Mr. Ban’s warning comes on the heels of U.N. approval for a joint African Union-U.N. peacekeeping force in Darfur and as a meeting gets under way this weekend in Arusha, Tanzania, to get Darfur’s various splinter rebel factions to agree on an agenda for peace talks.
In his report, given to the Security Council on Friday, Mr. Ban said the coming months are crucial for Darfur, but that “as long as hostilities continue in Darfur, efforts to reach a political settlement and achieve durable peace will not succeed.”
On Tuesday, the Security Council gave unanimous approval of a 26,000-strong AU-U.N. peacekeeping force for Darfur to end four years of rape and slaughter of civilians in the vast Sudanese region.
The joint U.N.-AU effort to achieve a political solution “will gain momentum” as special envoys from the two organizations “make every effort to commence negotiations” between all combatants and the government, Ban said.
The secretary-general said implementing the Security Council resolution on the AU-U.N. “hybrid” force will be “a major litmus test of the political will of all involved.”
He said successfully deploying the hybrid force “will very much depend on the government’s cooperation and assistance, especially with regard to the provision of adequate land, permission to drill for water and the timely clearance of critical mission-support items through customs.”

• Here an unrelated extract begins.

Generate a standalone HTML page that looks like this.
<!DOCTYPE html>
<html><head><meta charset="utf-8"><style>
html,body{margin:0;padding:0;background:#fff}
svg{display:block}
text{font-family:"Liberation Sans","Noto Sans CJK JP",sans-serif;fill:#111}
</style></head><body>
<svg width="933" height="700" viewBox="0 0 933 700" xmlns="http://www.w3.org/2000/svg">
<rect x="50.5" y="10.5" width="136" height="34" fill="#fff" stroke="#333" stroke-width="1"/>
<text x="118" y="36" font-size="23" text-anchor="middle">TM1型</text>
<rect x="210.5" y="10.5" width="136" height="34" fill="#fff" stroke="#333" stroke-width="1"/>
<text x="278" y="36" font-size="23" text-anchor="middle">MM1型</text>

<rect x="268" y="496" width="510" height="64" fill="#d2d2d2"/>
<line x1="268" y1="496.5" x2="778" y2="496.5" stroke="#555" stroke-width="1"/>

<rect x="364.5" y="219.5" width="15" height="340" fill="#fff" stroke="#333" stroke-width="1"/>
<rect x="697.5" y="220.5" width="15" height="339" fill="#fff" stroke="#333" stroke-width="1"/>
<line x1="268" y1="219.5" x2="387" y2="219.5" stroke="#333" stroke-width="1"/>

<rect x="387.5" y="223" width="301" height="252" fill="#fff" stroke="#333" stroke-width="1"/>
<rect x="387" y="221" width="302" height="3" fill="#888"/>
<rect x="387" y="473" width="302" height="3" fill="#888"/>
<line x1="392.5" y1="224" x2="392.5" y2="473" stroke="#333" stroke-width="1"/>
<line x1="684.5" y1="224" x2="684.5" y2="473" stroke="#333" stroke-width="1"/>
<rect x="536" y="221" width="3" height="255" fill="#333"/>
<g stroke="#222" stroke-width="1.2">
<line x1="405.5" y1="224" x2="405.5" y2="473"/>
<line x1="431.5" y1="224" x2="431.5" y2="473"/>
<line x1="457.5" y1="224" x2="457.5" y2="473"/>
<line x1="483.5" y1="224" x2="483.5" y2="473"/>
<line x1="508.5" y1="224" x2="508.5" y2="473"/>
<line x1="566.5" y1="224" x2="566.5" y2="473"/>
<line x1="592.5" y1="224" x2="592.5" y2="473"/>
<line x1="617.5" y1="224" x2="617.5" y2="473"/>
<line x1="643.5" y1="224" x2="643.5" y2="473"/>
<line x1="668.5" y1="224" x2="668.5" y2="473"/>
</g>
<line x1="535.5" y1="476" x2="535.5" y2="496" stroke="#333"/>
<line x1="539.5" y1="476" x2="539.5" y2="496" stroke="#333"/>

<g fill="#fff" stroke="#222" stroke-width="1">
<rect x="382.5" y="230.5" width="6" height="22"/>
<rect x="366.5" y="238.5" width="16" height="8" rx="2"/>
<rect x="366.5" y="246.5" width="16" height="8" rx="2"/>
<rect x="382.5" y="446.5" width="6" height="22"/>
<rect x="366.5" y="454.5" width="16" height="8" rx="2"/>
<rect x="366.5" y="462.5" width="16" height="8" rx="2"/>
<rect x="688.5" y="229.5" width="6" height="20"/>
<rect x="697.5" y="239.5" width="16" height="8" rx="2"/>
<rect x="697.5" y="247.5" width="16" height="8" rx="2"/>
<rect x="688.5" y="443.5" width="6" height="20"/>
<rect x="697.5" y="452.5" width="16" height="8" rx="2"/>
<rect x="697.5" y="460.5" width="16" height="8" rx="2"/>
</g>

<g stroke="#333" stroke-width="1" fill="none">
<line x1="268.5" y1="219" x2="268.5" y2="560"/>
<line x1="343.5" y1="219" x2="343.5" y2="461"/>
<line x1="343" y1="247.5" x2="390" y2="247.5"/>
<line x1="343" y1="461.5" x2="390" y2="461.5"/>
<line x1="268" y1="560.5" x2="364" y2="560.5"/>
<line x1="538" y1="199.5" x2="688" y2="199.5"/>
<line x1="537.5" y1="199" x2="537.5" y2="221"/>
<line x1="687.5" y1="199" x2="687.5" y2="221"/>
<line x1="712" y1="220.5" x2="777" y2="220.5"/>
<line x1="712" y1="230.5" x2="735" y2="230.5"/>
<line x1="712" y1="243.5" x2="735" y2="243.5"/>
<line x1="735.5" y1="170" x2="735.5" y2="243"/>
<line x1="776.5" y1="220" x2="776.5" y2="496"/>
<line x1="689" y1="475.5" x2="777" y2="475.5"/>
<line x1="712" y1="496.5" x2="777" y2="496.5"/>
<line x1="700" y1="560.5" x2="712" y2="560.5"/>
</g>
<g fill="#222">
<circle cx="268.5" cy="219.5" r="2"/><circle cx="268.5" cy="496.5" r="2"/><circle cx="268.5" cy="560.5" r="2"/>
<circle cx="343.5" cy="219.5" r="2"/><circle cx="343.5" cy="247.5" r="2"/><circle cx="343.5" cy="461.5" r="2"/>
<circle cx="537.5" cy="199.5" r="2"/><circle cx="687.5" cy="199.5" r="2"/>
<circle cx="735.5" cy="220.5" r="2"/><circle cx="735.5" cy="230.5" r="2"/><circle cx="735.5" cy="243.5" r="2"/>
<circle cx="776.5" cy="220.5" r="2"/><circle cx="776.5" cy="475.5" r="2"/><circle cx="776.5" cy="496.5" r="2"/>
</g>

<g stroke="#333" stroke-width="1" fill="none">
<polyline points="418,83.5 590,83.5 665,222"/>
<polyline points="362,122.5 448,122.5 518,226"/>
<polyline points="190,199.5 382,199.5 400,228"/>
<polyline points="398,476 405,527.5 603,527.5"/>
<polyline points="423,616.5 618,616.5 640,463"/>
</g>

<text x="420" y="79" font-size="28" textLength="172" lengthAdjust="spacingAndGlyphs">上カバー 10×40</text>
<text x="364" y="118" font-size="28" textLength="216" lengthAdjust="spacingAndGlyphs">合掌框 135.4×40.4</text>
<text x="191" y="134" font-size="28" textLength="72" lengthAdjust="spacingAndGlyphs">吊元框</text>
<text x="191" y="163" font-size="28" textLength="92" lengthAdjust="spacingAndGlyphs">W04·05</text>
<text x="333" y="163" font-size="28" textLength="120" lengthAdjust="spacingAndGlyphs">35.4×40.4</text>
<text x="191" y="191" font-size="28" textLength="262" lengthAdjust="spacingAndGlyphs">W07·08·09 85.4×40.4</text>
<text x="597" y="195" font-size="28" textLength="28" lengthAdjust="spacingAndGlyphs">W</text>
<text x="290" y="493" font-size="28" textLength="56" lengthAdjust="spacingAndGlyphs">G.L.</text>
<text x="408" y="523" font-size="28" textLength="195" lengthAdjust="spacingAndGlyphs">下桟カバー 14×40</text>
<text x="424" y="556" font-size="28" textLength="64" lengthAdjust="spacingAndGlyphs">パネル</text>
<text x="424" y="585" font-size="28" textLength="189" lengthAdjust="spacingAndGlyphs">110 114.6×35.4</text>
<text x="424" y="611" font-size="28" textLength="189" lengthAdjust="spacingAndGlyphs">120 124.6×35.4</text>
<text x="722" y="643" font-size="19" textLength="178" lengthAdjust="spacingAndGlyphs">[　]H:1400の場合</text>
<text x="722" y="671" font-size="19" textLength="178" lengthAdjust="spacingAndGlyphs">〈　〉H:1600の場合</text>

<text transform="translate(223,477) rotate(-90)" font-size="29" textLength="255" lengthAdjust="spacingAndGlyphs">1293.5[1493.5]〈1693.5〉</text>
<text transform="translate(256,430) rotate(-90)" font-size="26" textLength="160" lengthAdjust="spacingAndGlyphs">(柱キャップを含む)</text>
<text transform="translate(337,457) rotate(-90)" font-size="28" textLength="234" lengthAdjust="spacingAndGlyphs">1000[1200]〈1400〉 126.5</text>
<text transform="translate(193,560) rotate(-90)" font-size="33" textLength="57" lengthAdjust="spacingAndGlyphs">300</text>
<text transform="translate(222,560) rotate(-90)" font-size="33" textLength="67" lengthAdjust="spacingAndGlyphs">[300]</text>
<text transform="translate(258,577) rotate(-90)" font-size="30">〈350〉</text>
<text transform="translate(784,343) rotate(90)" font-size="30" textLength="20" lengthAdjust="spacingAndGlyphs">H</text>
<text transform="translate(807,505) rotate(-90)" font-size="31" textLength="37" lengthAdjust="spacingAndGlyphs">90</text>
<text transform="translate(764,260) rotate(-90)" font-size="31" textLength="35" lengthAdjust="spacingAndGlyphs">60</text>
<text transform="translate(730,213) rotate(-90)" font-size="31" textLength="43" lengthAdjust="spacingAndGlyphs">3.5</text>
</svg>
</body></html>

The international community in the next month must also offer the troops and police for the hybrid operation so that the AU-U.N. force can take over as quickly as possible from the underfunded and poorly equipped 7,000-strong AU force currently on the ground in Darfur, which has been unable to stem the violence, he said.

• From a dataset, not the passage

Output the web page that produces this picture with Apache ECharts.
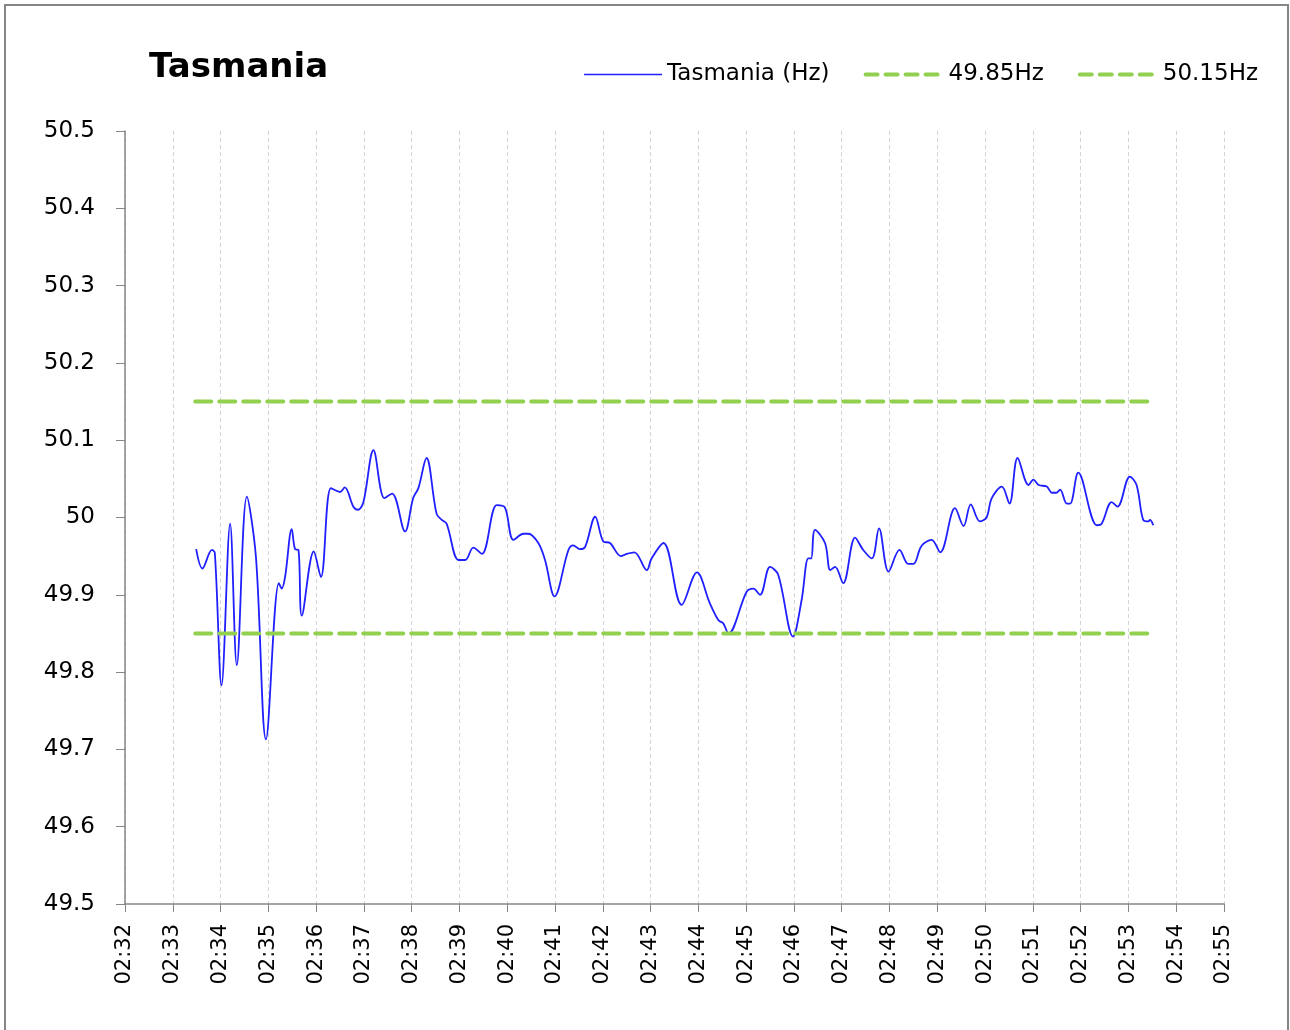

Meanwhile, the secretary-general said he worried about Darfur’s “very precarious” situation. Violence and insecurity continue, including Sudanese military bombings of civilian areas, ground attacks against civilian villages, a resurgence of intertribal clashes, and systematic rape.
This year, he said, more than 150,000 people have fled their villages, most seeking refuge in camps for internally displaced people that in many cases are already overcrowded.
Mr. Ban said the insecurity has forced humanitarian organizations to curtail some programs, leading to “the deterioration of the living conditions of the millions of conflict-affected people who depend on humanitarian agencies for their survival.”
An estimated 566,000 of the 4.2 million conflict-affected persons in Darfur are cut off from humanitarian assistance, he said.
More than 200,000 people have been killed and 2.5 million uprooted since the conflict in Darfur began in February 2003, when ethnic African tribes rebelled against what they consider decades of neglect and discrimination.
Sudan’s government is accused of retaliating by unleashing a militia of Arab nomads known as the janjaweed – a charge it denies. The Darfur Peace Agreement, signed a year ago by the government and one rebel group, has been unable to stop the violence.